Business News of Wednesday, 1 May 2019

Source: ghananewsagency.org

Asante-Akim South partners INBAR to promote bamboo utilisation

Country Director of INBAR, Michael Kwaku Country Director of INBAR, Michael Kwaku

The Asante-Akim South Municipal Assembly, is partnering the International Bamboo and Rattan Organisation (INBAR) to promote the use of bamboo, as an alternative for wood.

The aim is to create jobs for the people and boost the local economy, while also reducing the perennial pressure on the depleting forest resources, including timber.

As part of efforts to achieve the objectives, the Assembly in collaboration with INBAR, have begun the process of setting up a Common Production and Training Centre (CTPC), where the youth would be trained on bamboo craft - how to use bamboo to manufacture a wide array of products.

The project, under the Inter-Africa Bamboo Smallholder Farmers Livelihood Development Programme and funded by the International Fund for Agricultural Development (IFAD), is expected to be completed in December, this year.

A Memorandum of Understanding (MoU) between the two parties spelling out their commitment to the project is expected to be signed soon.

Mr. Michael Kwaku, the Country Director of INBAR told the Ghana News Agency (GNA), that equipment for the centre worth $50,000 had been procured from China and was expected in the country soon.

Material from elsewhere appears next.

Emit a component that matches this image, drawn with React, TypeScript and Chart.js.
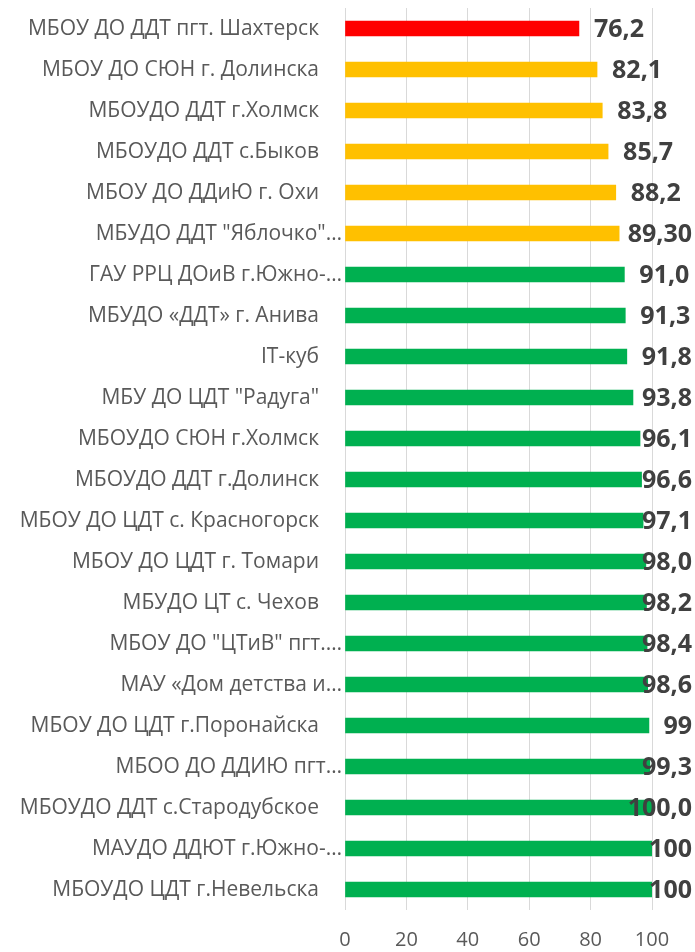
import React, { useEffect, useRef } from "react";
import { Chart, registerables } from "chart.js";

Chart.register(...registerables);

const categories: string[] = [
  "МБОУ ДО ДДТ пгт. Шахтерск",
  "МБОУ ДО СЮН г. Долинска",
  "МБОУДО ДДТ г.Холмск",
  "МБОУДО ДДТ с.Быков",
  "МБОУ ДО ДДиЮ г. Охи",
  "МБУДО ДДТ \"Яблочко\"…",
  "ГАУ РРЦ ДОиВ г.Южно-…",
  "МБУДО «ДДТ» г. Анива",
  "IT-куб",
  "МБУ ДО ЦДТ \"Радуга\"",
  "МБОУДО СЮН г.Холмск",
  "МБОУДО ДДТ г.Долинск",
  "МБОУ ДО ЦДТ с. Красногорск",
  "МБОУ ДО ЦДТ г. Томари",
  "МБУДО ЦТ с. Чехов",
  "МБОУ ДО \"ЦТиВ\" пгт.…",
  "МАУ «Дом детства и…",
  "МБОУ ДО ЦДТ г.Поронайска",
  "МБОО ДО ДДИЮ пгт…",
  "МБОУДО ДДТ с.Стародубское",
  "МАУДО ДДЮТ г.Южно-…",
  "МБОУДО ЦДТ г.Невельска",
];

const values: number[] = [
  76.2, 82.1, 83.8, 85.7, 88.2, 89.3, 91.0, 91.3, 91.8, 93.8, 96.1, 96.6, 97.1,
  98.0, 98.2, 98.4, 98.6, 99, 99.3, 100.0, 100, 100,
];

const valueLabels: string[] = [
  "76,2", "82,1", "83,8", "85,7", "88,2", "89,30", "91,0", "91,3", "91,8",
  "93,8", "96,1", "96,6", "97,1", "98,0", "98,2", "98,4", "98,6", "99",
  "99,3", "100,0", "100", "100",
];

const RED = "#FF0000";
const YELLOW = "#FFC000";
const GREEN = "#00B050";
const barColors: string[] = [
  RED, YELLOW, YELLOW, YELLOW, YELLOW, YELLOW,
  GREEN, GREEN, GREEN, GREEN, GREEN, GREEN, GREEN, GREEN, GREEN, GREEN,
  GREEN, GREEN, GREEN, GREEN, GREEN, GREEN,
];

const xTicks: number[] = [0, 20, 40, 60, 80, 100];

const FONT = "'Open Sans', 'Noto Sans', sans-serif";

const labelsPlugin = {
  id: "customLabels",
  afterDatasetsDraw(chart: any) {
    const ctx = chart.ctx;
    const yScale = chart.scales.y;
    const meta = chart.getDatasetMeta(0);
    ctx.save();
    // category labels
    ctx.font = `21px ${FONT}`;
    ctx.fillStyle = "#595959";
    ctx.textAlign = "right";
    ctx.textBaseline = "middle";
    categories.forEach((c, i) => {
      const y = yScale.getPixelForValue(i);
      const truncated = c.endsWith("…");
      const xr = chart.chartArea.left - (truncated ? 3 : 26);
      ctx.fillText(c, xr, y + 1);
    });
    // value labels
    ctx.font = `bold 25px ${FONT}`;
    ctx.fillStyle = "#404040";
    ctx.textAlign = "left";
    meta.data.forEach((bar: any, i: number) => {
      const t = valueLabels[i];
      const w = ctx.measureText(t).width;
      let x = bar.x + 15;
      const maxRight = chart.width - 3;
      if (x + w > maxRight) x = maxRight - w;
      ctx.fillText(t, x, bar.y + 1);
    });
    ctx.restore();
  },
};

export default function App() {
  const ref = useRef<HTMLCanvasElement | null>(null);
  useEffect(() => {
    if (!ref.current) return;
    const chart = new Chart(ref.current, {
      type: "bar",
      data: {
        labels: categories,
        datasets: [
          {
            data: values,
            backgroundColor: barColors,
            borderWidth: 0,
            barThickness: 15,
          },
        ],
      },
      options: {
        indexAxis: "y",
        animation: false,
        responsive: false,
        maintainAspectRatio: false,
        layout: { padding: { left: 345, right: 43, top: 8, bottom: 0 } },
        plugins: {
          legend: { display: false },
          tooltip: { enabled: false },
        },
        scales: {
          x: {
            min: 0,
            max: 100,
            afterBuildTicks: (scale: any) => {
              scale.ticks = xTicks.map((v) => ({ value: v }));
            },
            afterFit: (scale: any) => {
              scale.height = 42;
            },
            grid: {
              color: "#D9D9D9",
              lineWidth: 1,
              drawTicks: false,
            },
            border: { display: false },
            ticks: {
              color: "#595959",
              font: { family: FONT, size: 20 },
              padding: 18,
            },
          },
          y: {
            display: false,
          },
        },
      },
      plugins: [labelsPlugin],
    });
    return () => chart.destroy();
  }, []);
  return (
    <div style={{ position: "fixed", left: 0, top: 0, width: 695, height: 952, background: "#fff" }}>
      <canvas ref={ref} width={695} height={952} style={{ width: 695, height: 952 }} />
    </div>
  );
}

He said 10,000 bamboo seedlings planted at a nursery site at Obogu, adding that, the target was to produce 40,000 seedlings by the end of the year, for onward distribution to out growers to make sure that raw materials are always available.

To this end, three persons including; the Presiding Member of the Assembly, Ms. Beatrice Kyei, have gone on a study tour in Ethiopia to get acquainted to the numerous uses of bamboo in that country.

About 200 farmers, according to him, were trained in bamboo cultivation and how to intercrop the plant on their farms, to reap its huge economic benefits.

“The training centre would initially focus on the production of furniture for the first three years, under the management of the Business Advisory Centre (BAC), after which the Assembly would take over”, he added.

Mr Alexander Frimpong, the Municipal Chief Executive (MCE), said the Assembly since 2008 had been pursuing the vision of establishing a bamboo processing centre to produce toothpick through the Rural Enterprises Programme (REP).

He said they succeeded in putting up the building and installing the machinery in 2011, but the project stalled due to various challenges.

When he assumed office in 2017, management of the Assembly took steps to look for investors to revive the abandoned project, aware of its potential to create employment for the teeming youth.

One of such efforts, he said, led to the partnership with INBAR to turn the place to a training centre for the production of bamboo products.

“The Assembly is committed to the partnership and would do everything possible to make the project a reality.

We are poised to making the Municipality an industrial hub, a fertilizer factory at Asankare and pig processing factory at Asuboa, are also at various stages of completion, he said.

He was hopeful that the project would create direct and indirect jobs for hundreds of people in the municipality and urged all stakeholders to support it.